1939年9月18日,我作为威海党组织代表,出席了在平(平度)、招(招远)、莱(莱阳)、掖(掖县)边区张格庄(胶东第三区党委驻地)召开的中共胶东区第一次临时代表大会,选举出席在延安召开的党的“七大”代表。会议期间,我见到负责保卫工作的同班同学、五旅特务营教导员车学藻,得知袁时若老师已改名为阮志刚,担任胶东《大众报》社社长,住在离张格庄不远的东馆村。听到这个消息,我喜出望外,特地抽空到东馆村拜访了袁老师,我们彼此回顾了威中时代老师和同学们的一些情况,互相交换了对一些问题的看法看法。告别时,袁老师一直把我送到大门外。
1939年12月10日,日寇调集重兵扫荡我南掖根据地。在平、招、莱、掖边区的三元乡河南村,撤退的《大众报社》队伍与扫荡的日军突然遭遇。老师身先士卒,掩护同志们先后突出重围,自己却因寡不敌众,胸部中弹壮烈牺牲,时年29岁。“男儿一身英豪气,直挺身躯战敌顽”,想不到那次在东馆村和袁老师的见面竟成永诀。噩耗传来,夜不能寐。
袁时若老师是山东临沂县城人,一生嗜好读书,博学多才,通晓英、德、法、日四国语言文字。他为人忠厚正直,在同学、同事和同志中享有很高的威望。袁老师1929年曾加入中国共产党,后被国民党通缉与党失掉了联系。1931年考入清华大学外国语文系,在校期间参加了“中华民族解放先锋队”。1936年毕业后,到山东省威海公立中学任教,利用讲台向学生灌输革命思想,在学生中发展了一批民先队员。1937年10月,日本侵略军占领山东德州后,中共山东省委派干部来到威海,与袁时若等人酝酿成立了“中华民族解放先锋队威海卫地方队部”,由他担任队长,统一领导威海卫的抗日救亡活动。

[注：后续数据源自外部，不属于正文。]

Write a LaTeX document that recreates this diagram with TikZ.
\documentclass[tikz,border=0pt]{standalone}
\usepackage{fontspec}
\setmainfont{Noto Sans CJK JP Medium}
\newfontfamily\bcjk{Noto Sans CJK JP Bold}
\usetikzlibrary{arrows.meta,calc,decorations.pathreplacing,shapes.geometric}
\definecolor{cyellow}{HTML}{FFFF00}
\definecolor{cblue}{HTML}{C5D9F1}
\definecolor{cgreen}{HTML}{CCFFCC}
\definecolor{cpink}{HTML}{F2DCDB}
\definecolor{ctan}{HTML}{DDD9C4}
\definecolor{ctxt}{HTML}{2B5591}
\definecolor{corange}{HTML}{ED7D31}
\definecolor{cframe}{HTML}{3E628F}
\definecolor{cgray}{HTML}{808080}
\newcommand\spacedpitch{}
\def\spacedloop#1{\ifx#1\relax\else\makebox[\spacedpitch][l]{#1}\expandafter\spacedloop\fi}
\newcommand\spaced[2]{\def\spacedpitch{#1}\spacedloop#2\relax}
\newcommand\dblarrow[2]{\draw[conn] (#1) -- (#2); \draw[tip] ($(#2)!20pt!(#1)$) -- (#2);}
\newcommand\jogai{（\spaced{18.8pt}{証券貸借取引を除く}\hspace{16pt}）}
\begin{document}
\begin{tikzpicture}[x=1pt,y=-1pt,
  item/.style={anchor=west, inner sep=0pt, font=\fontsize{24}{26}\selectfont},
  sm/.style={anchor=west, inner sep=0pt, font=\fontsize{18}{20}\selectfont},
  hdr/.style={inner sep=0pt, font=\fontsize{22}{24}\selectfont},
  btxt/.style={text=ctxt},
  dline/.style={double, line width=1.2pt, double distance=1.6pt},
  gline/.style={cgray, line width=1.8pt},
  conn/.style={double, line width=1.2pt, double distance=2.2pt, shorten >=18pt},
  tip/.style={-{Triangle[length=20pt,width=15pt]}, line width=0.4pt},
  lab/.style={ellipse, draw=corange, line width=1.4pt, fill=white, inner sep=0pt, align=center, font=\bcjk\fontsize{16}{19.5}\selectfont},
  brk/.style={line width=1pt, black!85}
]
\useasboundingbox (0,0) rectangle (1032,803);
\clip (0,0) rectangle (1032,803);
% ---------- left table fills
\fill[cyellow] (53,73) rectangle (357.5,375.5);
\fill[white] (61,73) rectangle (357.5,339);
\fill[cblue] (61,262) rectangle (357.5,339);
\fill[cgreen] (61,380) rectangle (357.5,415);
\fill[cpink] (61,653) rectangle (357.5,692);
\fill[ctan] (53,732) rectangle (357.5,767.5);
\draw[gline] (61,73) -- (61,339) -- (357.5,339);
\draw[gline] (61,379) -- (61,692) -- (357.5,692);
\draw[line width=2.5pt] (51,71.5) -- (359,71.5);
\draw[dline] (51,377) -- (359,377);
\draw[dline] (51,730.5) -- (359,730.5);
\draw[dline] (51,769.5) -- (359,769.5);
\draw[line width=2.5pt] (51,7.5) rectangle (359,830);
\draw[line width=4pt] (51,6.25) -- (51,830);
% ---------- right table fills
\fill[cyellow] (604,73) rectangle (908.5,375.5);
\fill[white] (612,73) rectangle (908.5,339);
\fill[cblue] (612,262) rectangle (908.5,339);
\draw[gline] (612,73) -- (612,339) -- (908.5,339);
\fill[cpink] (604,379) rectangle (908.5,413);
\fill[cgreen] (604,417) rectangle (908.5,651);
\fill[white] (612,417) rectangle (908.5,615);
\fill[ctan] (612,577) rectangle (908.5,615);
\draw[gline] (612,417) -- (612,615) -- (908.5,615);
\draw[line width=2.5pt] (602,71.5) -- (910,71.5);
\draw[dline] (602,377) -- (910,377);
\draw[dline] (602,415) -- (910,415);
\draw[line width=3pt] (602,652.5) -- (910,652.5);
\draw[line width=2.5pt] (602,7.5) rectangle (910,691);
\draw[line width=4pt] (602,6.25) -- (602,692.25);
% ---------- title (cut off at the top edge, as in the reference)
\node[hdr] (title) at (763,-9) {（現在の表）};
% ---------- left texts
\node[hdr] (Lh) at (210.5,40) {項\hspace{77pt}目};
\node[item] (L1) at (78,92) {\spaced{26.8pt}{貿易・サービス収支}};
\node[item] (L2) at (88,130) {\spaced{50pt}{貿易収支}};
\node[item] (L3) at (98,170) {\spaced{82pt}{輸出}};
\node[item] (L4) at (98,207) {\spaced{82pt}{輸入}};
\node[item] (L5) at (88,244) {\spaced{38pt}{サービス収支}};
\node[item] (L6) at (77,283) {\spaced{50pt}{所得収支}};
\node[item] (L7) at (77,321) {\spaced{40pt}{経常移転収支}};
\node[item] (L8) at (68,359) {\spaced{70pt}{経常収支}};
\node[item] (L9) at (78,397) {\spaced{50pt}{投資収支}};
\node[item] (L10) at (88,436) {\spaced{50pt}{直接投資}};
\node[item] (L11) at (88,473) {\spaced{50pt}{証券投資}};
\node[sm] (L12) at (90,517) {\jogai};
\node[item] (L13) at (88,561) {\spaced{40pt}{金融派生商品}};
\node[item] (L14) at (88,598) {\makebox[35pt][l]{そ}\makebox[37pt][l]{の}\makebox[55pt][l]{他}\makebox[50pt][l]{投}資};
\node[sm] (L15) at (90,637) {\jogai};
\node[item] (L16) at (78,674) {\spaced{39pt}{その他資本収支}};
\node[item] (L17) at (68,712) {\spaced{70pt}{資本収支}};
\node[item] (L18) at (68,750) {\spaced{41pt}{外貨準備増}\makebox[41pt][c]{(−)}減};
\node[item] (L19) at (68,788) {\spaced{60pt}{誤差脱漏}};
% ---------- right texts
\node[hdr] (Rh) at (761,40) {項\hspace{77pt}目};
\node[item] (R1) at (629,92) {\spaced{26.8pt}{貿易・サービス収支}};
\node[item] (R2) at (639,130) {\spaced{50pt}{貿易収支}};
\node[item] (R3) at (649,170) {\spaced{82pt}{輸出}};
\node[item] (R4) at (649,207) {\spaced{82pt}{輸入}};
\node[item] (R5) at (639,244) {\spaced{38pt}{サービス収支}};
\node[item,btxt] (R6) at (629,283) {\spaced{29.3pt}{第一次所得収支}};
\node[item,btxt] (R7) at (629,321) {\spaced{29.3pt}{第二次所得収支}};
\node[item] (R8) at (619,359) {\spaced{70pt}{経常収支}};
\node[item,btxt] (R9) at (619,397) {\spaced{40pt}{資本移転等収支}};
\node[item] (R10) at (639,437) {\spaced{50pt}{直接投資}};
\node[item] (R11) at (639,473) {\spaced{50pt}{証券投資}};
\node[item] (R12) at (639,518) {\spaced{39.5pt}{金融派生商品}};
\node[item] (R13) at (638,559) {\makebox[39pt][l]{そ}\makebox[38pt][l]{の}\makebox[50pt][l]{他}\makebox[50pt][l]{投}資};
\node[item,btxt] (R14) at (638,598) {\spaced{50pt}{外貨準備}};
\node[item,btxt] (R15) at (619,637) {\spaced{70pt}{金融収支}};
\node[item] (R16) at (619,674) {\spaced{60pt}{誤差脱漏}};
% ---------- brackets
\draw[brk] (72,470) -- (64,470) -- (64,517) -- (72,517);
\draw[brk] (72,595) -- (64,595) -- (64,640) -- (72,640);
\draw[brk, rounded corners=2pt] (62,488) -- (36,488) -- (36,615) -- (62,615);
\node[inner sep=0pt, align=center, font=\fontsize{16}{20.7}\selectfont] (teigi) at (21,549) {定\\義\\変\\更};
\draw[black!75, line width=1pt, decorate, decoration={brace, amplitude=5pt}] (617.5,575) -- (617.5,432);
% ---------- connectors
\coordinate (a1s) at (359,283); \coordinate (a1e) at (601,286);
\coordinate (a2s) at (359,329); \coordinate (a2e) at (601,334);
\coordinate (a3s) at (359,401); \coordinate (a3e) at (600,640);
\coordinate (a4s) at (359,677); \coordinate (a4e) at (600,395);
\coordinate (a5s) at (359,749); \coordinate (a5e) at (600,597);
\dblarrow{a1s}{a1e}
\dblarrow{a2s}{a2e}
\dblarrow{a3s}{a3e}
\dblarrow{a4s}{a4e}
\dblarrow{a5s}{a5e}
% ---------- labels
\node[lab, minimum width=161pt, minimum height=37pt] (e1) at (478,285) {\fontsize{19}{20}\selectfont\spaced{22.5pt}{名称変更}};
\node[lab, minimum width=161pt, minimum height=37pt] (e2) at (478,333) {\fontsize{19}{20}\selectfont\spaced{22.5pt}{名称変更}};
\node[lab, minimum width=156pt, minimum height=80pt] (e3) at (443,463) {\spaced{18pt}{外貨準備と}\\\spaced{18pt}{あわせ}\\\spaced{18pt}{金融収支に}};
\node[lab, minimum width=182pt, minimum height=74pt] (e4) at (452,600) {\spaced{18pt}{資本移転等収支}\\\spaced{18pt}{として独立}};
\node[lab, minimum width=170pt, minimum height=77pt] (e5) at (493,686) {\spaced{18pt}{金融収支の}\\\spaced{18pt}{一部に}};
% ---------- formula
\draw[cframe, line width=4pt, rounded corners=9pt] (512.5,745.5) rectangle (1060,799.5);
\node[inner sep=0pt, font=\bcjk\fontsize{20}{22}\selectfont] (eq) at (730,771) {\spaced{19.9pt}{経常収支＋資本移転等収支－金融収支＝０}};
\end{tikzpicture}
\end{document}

1938年1月,袁老师重新加入中国共产党。
1945年9月抗日战争胜利后,我在中共威海卫市委担任宣传部部长。工作之余,我重访了居仁里二号袁老师故居,当年“民先”威海卫地方队部宣告成立的地方。阔别了七、八年,风物依旧,人事全非。再也不见到袁老师英俊潇洒的身影,令人无限怀念,不禁热泪盈眶。
为了缅怀尊敬的袁老师,1945年12月9日,我在《新威日报》上发表了《一二九忆故师》的文章,以寄托自己的哀思。育华中学的李廉凤先生,也写了一首的诗纪念袁老师,同时发表在《新威日报》上。可惜我保留的这些诗文在1947年9月国民党军队进攻威海时都丢失了,但袁老师的不朽形象永远铭记在我的心中。